What the Heck Is a Social Media Crisis Anyway?

In social media, we snicker a lot about how things can go horribly wrong on social channels - but what exactly is a social media crisis?
Mary Liebowitz
January 17, 2014 - 2 min. read

A social media crisis is an event that can have a negative effect on a brand’s, company’s, or individual’s reputation. It can be something that occurs offline and is then brought to social media channels, or it can begin on social media channels, and then spread. Examples of social media crises can be embarrassing photos, inappropriate postings by employees or ex-employees, or voiced opinions that can reflect negatively on a company.

As social media allows posts to be shared an infinite number of times and at a blindingly rapid pace, we consider negative events to be “crises”, because dealing with them can be like putting out a wildfire.

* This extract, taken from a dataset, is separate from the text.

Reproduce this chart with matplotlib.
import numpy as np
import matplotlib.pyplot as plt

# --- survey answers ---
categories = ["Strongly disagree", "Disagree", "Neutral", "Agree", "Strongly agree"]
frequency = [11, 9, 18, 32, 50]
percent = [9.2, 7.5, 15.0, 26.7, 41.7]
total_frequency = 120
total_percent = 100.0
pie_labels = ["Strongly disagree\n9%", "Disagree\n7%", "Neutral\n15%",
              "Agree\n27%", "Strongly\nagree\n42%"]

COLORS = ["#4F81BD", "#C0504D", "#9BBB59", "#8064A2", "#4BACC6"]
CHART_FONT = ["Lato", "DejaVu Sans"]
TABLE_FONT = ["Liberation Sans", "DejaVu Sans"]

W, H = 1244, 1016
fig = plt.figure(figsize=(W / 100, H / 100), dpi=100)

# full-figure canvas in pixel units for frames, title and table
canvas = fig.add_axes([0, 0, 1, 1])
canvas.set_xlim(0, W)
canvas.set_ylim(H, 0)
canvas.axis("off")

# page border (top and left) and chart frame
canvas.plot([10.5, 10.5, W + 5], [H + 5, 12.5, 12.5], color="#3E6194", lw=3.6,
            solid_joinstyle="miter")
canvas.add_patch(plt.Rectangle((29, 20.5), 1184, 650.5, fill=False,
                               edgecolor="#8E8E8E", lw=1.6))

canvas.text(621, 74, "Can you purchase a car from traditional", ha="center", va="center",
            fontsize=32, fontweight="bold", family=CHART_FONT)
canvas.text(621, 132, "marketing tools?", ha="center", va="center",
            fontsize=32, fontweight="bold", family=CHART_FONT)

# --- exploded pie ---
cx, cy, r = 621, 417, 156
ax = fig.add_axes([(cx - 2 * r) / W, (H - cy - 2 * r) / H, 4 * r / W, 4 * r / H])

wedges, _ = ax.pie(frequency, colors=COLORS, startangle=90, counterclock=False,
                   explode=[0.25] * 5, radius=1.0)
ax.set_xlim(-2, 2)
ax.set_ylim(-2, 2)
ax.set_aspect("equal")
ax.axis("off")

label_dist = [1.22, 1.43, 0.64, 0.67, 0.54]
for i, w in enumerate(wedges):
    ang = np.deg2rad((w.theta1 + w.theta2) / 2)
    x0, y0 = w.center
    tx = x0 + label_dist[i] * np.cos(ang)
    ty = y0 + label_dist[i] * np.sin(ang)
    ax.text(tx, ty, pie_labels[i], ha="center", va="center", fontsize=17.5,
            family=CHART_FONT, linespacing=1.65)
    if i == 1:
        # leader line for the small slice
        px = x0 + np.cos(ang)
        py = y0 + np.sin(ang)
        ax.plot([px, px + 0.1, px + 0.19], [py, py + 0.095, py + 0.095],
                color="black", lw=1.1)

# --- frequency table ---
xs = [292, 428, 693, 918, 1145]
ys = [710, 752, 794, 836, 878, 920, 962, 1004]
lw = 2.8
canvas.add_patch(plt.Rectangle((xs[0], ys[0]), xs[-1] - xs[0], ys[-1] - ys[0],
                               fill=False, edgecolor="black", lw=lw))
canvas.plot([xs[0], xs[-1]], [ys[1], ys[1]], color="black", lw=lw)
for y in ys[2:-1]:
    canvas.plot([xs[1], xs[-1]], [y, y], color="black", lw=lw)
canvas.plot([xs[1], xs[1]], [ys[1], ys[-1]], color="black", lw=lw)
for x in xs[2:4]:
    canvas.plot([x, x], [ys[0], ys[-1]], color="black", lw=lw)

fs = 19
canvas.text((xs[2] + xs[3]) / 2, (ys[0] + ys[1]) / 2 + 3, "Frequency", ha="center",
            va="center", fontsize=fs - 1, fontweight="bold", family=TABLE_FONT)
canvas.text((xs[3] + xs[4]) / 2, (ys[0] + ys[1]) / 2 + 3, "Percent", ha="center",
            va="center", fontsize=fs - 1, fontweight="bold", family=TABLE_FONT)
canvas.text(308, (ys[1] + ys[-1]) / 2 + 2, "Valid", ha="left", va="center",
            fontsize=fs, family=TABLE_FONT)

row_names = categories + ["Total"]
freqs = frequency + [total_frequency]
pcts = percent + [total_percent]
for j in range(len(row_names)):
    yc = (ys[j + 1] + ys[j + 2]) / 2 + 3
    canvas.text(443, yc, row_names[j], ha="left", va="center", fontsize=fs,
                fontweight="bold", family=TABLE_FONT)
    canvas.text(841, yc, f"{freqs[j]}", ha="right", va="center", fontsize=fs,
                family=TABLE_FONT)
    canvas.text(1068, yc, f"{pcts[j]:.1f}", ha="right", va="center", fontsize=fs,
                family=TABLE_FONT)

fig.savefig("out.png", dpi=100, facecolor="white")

In social media management, these crises are something everyone should plan ahead for. Some steps to put in place can be:

  • deciding how you will deal with negative posters on public forums –  will you  hide, delete, ignore, or ban posters from your Facebook page, for example
  • clearly stating social engagement policies where relevant
  • having well thought out statements prepared ahead of time for any controversial areas that you may run into
  • clearly communicating your organization’s persona and social media guidelines to all employees that represent you on social media channels
  • having a plan of action in your organization for how social media crises are dealt with across departments and functions
  • ensuring you have social channel monitoring coverage after business hours, and during holidays


[Photo Credit: Nomadic Lass]


One of Falcon Social’s customers, the Danish retail warehouse, Bilka, has a healthy plan of action in place for social media crises in the form of “sh*tstorms” that can erupt on their Facebook page. Their page has over 84K followers, and a “Talk Nicely” policy that clearly states that personal attacks on their pages will not be tolerated. Bilka sells everything from apples to electronics, leaving them a wide range of potential topics to be covered in social posts. Despite the volume of comments they receive on their page, they respond to all of them. They re-state their policy throughout threads, while reserving the right to delete negative comments as they see fit.

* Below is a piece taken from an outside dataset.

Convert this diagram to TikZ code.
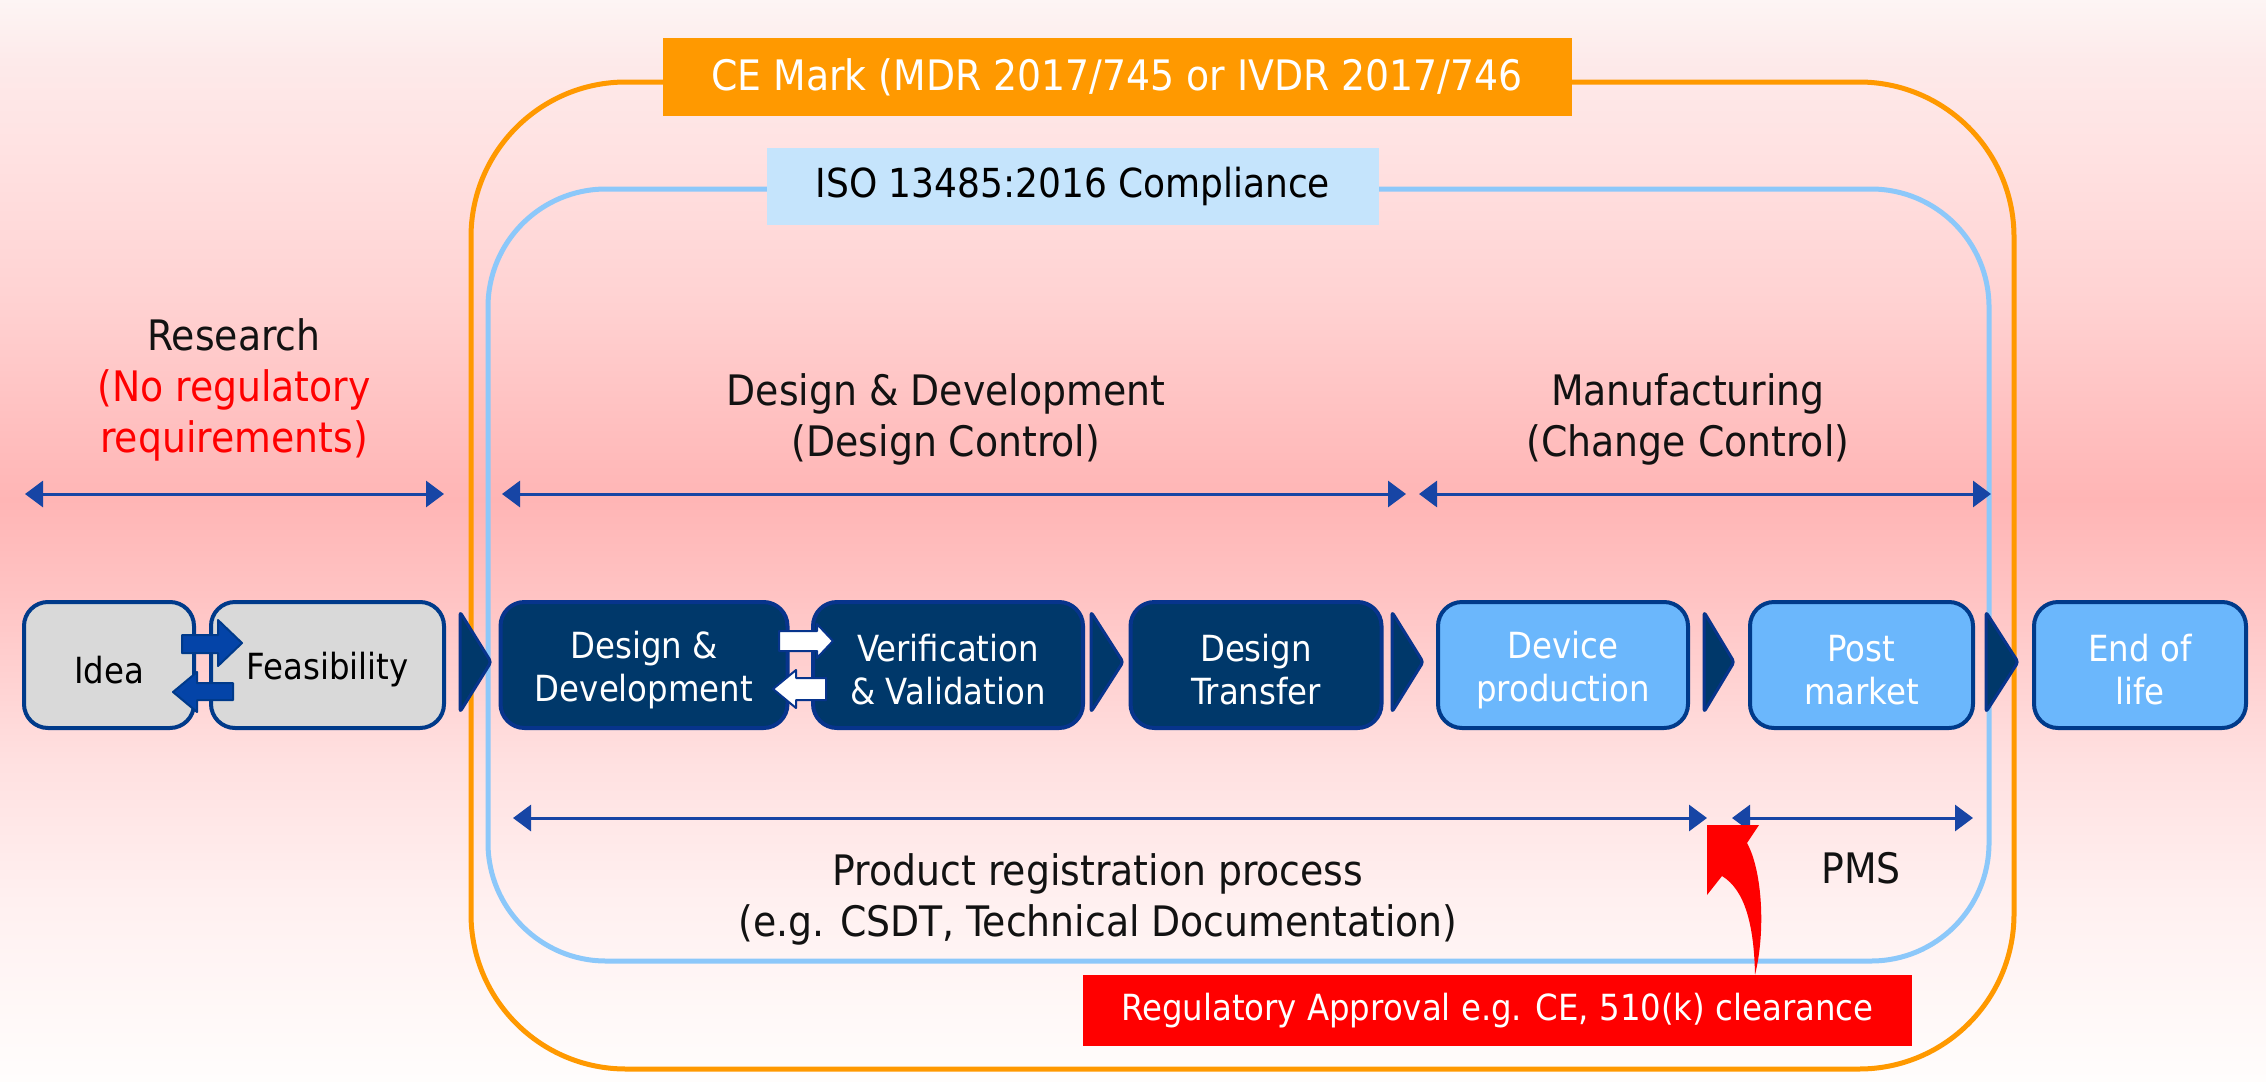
\documentclass[tikz,border=0pt]{standalone}
\usepackage{fontspec}
\setmainfont{DejaVu Sans Condensed}
\usetikzlibrary{arrows.meta}

% palette
\definecolor{ceorange}{HTML}{FF9900}
\definecolor{isoblue}{HTML}{8CC8FA}
\definecolor{isofill}{HTML}{C5E4FC}
\definecolor{navy}{HTML}{00386A}
\definecolor{navyedge}{HTML}{07348C}
\definecolor{skyfill}{HTML}{6BB7FC}
\definecolor{edgeblue}{HTML}{003A8A}
\definecolor{spanblue}{HTML}{1745A5}
\definecolor{grayfill}{HTML}{D9D9D9}
\definecolor{swapblue}{HTML}{0444A8}
\definecolor{regred}{HTML}{FF0000}

% backdrop colours, top to bottom
\definecolor{bg0}{HTML}{FDF5F4}
\definecolor{bg1}{HTML}{FDEAEA}
\definecolor{bg2}{HTML}{FFE2E2}
\definecolor{bg3}{HTML}{FFD2D2}
\definecolor{bg4}{HTML}{FFC0C0}
\definecolor{bg5}{HTML}{FFB5B5}
\definecolor{bg6}{HTML}{FFC4C4}
\definecolor{bg7}{HTML}{FFE0E0}
\definecolor{bg8}{HTML}{FFF0F0}
\definecolor{bg9}{HTML}{FFFDFC}

\tikzset{
  every node/.style={inner sep=0pt},
  stagebox/.style={rounded corners=24, line width=4, minimum height=126},
  greybox/.style={stagebox, fill=grayfill, draw=edgeblue},
  darkbox/.style={stagebox, fill=navy, draw=navyedge},
  lightbox/.style={stagebox, fill=skyfill, draw=edgeblue},
  boxtext/.style={align=center, yshift=-5pt, font=\fontsize{36}{43}\selectfont},
  chev/.style={fill=navy, draw=navyedge, line width=3, rounded corners=3, line join=round},
  spanarrow/.style={draw=spanblue, line width=3,
    {Triangle[length=18pt,width=26pt]}-{Triangle[length=18pt,width=26pt]}},
  phasetext/.style={align=center, text=black!93, font=\fontsize{42}{51}\selectfont},
  swapdark/.style={fill=swapblue, draw=edgeblue, line width=2, line join=round},
  swaplight/.style={fill=white, draw=navyedge, line width=2, line join=round},
  framelabel/.style={minimum height=77, font=\fontsize{42}{50}\selectfont}
}

% stage box: style, name, centre x, width, text colour, text
\newcommand{\stagenode}[6]{%
  \node[#1, minimum width=#4, label={[boxtext, text=#5]center:{#6}}] (#2) at (#3,665) {};}
\newcommand{\chevat}[2]{\filldraw[chev] (#1,612) -- (#2,662) -- (#1,712) -- cycle;}

\begin{document}
\begin{tikzpicture}[x=1pt, y=-1pt]
\useasboundingbox (0,0) rectangle (2266,1081);
% soft pink backdrop, banded vertical blend
\foreach \ya/\yb/\ca/\cb in {0/60/bg0/bg1, 60/150/bg1/bg2, 150/300/bg2/bg3,
    300/420/bg3/bg4, 420/500/bg4/bg5, 500/600/bg5/bg6, 600/760/bg6/bg7,
    760/900/bg7/bg8, 900/1081/bg8/bg9}
  \shade[top color=\ca, bottom color=\cb] (0,\ya-0.5) rectangle (2266,\yb+0.5);

% regulatory frames
\draw[ceorange, line width=5, rounded corners=155] (471,82) rectangle (2014,1069);
\draw[isoblue, line width=5, rounded corners=118] (488,189) rectangle (1989,961);
\node[framelabel, fill=ceorange, text=white, minimum width=909] (ce) at (1117,77)
  {CE Mark (MDR 2017/745 or IVDR 2017/746};
\node[framelabel, fill=isofill, text=black, minimum width=612,
  font=\fontsize{40}{48}\selectfont] (iso) at (1073,186.5) {ISO 13485:2016 Compliance};

% phase headings
\node[phasetext] (research) at (234,390)
  {Research\\\textcolor{regred}{(No regulatory}\\\textcolor{regred}{requirements)}};
\node[phasetext] (ddhead) at (946,419) {Design \& Development\\(Design Control)};
\node[phasetext] (mfhead) at (1688,419) {Manufacturing\\(Change Control)};

% phase spans
\coordinate (resL) at (25,494);   \coordinate (resR) at (444,494);
\coordinate (ddL)  at (502,494);  \coordinate (ddR)  at (1406,494);
\coordinate (mfL)  at (1419,494); \coordinate (mfR)  at (1991,494);
\draw[spanarrow] (resL) -- (resR);
\draw[spanarrow] (ddL) -- (ddR);
\draw[spanarrow] (mfL) -- (mfR);

% life-cycle stages
\stagenode{greybox}{idea}{109}{170}{black}{Idea}
\stagenode{greybox}{feas}{327.5}{233}{black}{Feasibility}
\stagenode{darkbox}{dd}{644}{287}{white}{Design \&\\Development}
\stagenode{darkbox}{vv}{948}{270}{white}{Verification\\\& Validation}
\stagenode{darkbox}{dt}{1256}{251}{white}{Design\\Transfer}
\stagenode{lightbox}{dp}{1563}{250}{white}{Device\\production}
\stagenode{lightbox}{pm}{1861.5}{223}{white}{Post\\market}
\stagenode{lightbox}{eol}{2140}{212}{white}{End of\\life}

\chevat{460}{491}
\chevat{1091}{1123}
\chevat{1392}{1423}
\chevat{1704}{1734}
\chevat{1986}{2018}

% iteration arrows
\filldraw[swapdark] (182,635) -- (218,635) -- (218,620) -- (242,643) -- (218,666)
  -- (218,653) -- (182,653) -- cycle;
\filldraw[swapdark] (233,683) -- (197,683) -- (197,672) -- (173,692) -- (197,712)
  -- (197,700) -- (233,700) -- cycle;
\filldraw[swaplight] (779,631) -- (817,631) -- (817,624) -- (833,641) -- (817,658)
  -- (817,651) -- (779,651) -- cycle;
\filldraw[swaplight] (826,678) -- (796,678) -- (796,670) -- (773,689) -- (796,708)
  -- (796,700) -- (826,700) -- cycle;

% registration and surveillance spans
\coordinate (prL)  at (513,818);  \coordinate (prR)  at (1707,818);
\coordinate (pmsL) at (1732,818); \coordinate (pmsR) at (1973,818);
\draw[spanarrow] (prL) -- (prR);
\draw[spanarrow] (pmsL) -- (pmsR);
\node[phasetext] (prtext) at (1098,899)
  {Product registration process\\(e.g. CSDT, Technical Documentation)};
\node[phasetext] (pms) at (1861,868) {PMS};

% approval milestone
\node[fill=regred, text=white, minimum width=829, minimum height=71,
  font=\fontsize{36}{43}\selectfont] (approval) at (1497.5,1010.5)
  {Regulatory Approval e.g. CE, 510(k) clearance};
\coordinate (apptail) at (approval.north -| 1755,0);
\fill[regred] (apptail) .. controls (1766,930) and (1762,870) .. (1747,843)
  -- (1759,825) -- (1707,825) -- (1707,895) -- (1722,876)
  .. controls (1745,890) and (1754,925) .. (apptail) -- cycle;
\end{tikzpicture}
\end{document}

Managing a brand often involves deliberate and thoughtful response to public statements, and dealing with potential crises before they get bigger. Your mother’s advice to “just ignore the rude things people can say” unfortunately doesn’t apply to social media. Social media’s real time reach means addressing gaps where information is missing, and correcting blatant misinformation. Most importantly, a social media crisis demands that companies take responsibility to communicate an apology when they’ve seriously screwed up.

Some organizations can appear to be conflict-avoidant, ignoring negative public comments – or they might just not be great at social monitoring (or communication, she whispered) – but public perception is the core of social media management, and social media crisis management should be planned for early on.